→ THE TASK: Output all of the data below exactly as given.

--- Start ---

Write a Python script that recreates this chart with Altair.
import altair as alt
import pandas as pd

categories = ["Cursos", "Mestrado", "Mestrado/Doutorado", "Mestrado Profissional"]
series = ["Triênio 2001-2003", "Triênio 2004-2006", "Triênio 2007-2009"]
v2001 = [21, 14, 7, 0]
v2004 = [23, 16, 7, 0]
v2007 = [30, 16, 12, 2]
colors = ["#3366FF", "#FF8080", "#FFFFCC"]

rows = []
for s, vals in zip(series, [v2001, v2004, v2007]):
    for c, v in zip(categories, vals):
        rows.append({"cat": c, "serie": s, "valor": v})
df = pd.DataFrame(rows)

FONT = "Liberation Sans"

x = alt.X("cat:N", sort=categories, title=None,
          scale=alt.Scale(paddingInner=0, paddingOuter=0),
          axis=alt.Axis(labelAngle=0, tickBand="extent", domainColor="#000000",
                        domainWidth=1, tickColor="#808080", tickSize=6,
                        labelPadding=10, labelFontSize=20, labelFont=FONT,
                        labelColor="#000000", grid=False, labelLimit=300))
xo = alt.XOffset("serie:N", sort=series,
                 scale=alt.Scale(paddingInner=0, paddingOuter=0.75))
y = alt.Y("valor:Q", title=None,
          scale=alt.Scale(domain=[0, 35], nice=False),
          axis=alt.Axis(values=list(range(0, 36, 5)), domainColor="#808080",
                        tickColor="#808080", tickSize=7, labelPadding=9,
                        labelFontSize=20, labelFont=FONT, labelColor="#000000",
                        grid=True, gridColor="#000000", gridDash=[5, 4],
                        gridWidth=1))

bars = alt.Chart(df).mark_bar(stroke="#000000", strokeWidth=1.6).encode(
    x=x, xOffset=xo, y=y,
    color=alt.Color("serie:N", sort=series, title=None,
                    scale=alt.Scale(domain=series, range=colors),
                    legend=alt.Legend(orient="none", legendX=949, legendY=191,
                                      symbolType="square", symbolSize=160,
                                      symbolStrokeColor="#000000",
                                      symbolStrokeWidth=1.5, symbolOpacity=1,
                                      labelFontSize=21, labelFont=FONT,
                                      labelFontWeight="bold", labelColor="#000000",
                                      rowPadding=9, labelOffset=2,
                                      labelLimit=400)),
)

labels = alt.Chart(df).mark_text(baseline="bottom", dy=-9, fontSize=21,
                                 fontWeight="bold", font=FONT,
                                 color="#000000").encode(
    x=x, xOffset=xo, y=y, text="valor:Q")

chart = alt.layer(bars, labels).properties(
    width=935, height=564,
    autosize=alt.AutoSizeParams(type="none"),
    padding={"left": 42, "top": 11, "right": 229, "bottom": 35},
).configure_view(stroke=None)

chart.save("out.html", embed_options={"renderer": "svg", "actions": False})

--- End ---

→ REPLY TO THE TASK:
Write a Python script that recreates this chart with Altair.
import altair as alt
import pandas as pd

categories = ["Cursos", "Mestrado", "Mestrado/Doutorado", "Mestrado Profissional"]
series = ["Triênio 2001-2003", "Triênio 2004-2006", "Triênio 2007-2009"]
v2001 = [21, 14, 7, 0]
v2004 = [23, 16, 7, 0]
v2007 = [30, 16, 12, 2]
colors = ["#3366FF", "#FF8080", "#FFFFCC"]

rows = []
for s, vals in zip(series, [v2001, v2004, v2007]):
    for c, v in zip(categories, vals):
        rows.append({"cat": c, "serie": s, "valor": v})
df = pd.DataFrame(rows)

FONT = "Liberation Sans"

x = alt.X("cat:N", sort=categories, title=None,
          scale=alt.Scale(paddingInner=0, paddingOuter=0),
          axis=alt.Axis(labelAngle=0, tickBand="extent", domainColor="#000000",
                        domainWidth=1, tickColor="#808080", tickSize=6,
                        labelPadding=10, labelFontSize=20, labelFont=FONT,
                        labelColor="#000000", grid=False, labelLimit=300))
xo = alt.XOffset("serie:N", sort=series,
                 scale=alt.Scale(paddingInner=0, paddingOuter=0.75))
y = alt.Y("valor:Q", title=None,
          scale=alt.Scale(domain=[0, 35], nice=False),
          axis=alt.Axis(values=list(range(0, 36, 5)), domainColor="#808080",
                        tickColor="#808080", tickSize=7, labelPadding=9,
                        labelFontSize=20, labelFont=FONT, labelColor="#000000",
                        grid=True, gridColor="#000000", gridDash=[5, 4],
                        gridWidth=1))

bars = alt.Chart(df).mark_bar(stroke="#000000", strokeWidth=1.6).encode(
    x=x, xOffset=xo, y=y,
    color=alt.Color("serie:N", sort=series, title=None,
                    scale=alt.Scale(domain=series, range=colors),
                    legend=alt.Legend(orient="none", legendX=949, legendY=191,
                                      symbolType="square", symbolSize=160,
                                      symbolStrokeColor="#000000",
                                      symbolStrokeWidth=1.5, symbolOpacity=1,
                                      labelFontSize=21, labelFont=FONT,
                                      labelFontWeight="bold", labelColor="#000000",
                                      rowPadding=9, labelOffset=2,
                                      labelLimit=400)),
)

labels = alt.Chart(df).mark_text(baseline="bottom", dy=-9, fontSize=21,
                                 fontWeight="bold", font=FONT,
                                 color="#000000").encode(
    x=x, xOffset=xo, y=y, text="valor:Q")

chart = alt.layer(bars, labels).properties(
    width=935, height=564,
    autosize=alt.AutoSizeParams(type="none"),
    padding={"left": 42, "top": 11, "right": 229, "bottom": 35},
).configure_view(stroke=None)

chart.save("out.html", embed_options={"renderer": "svg", "actions": False})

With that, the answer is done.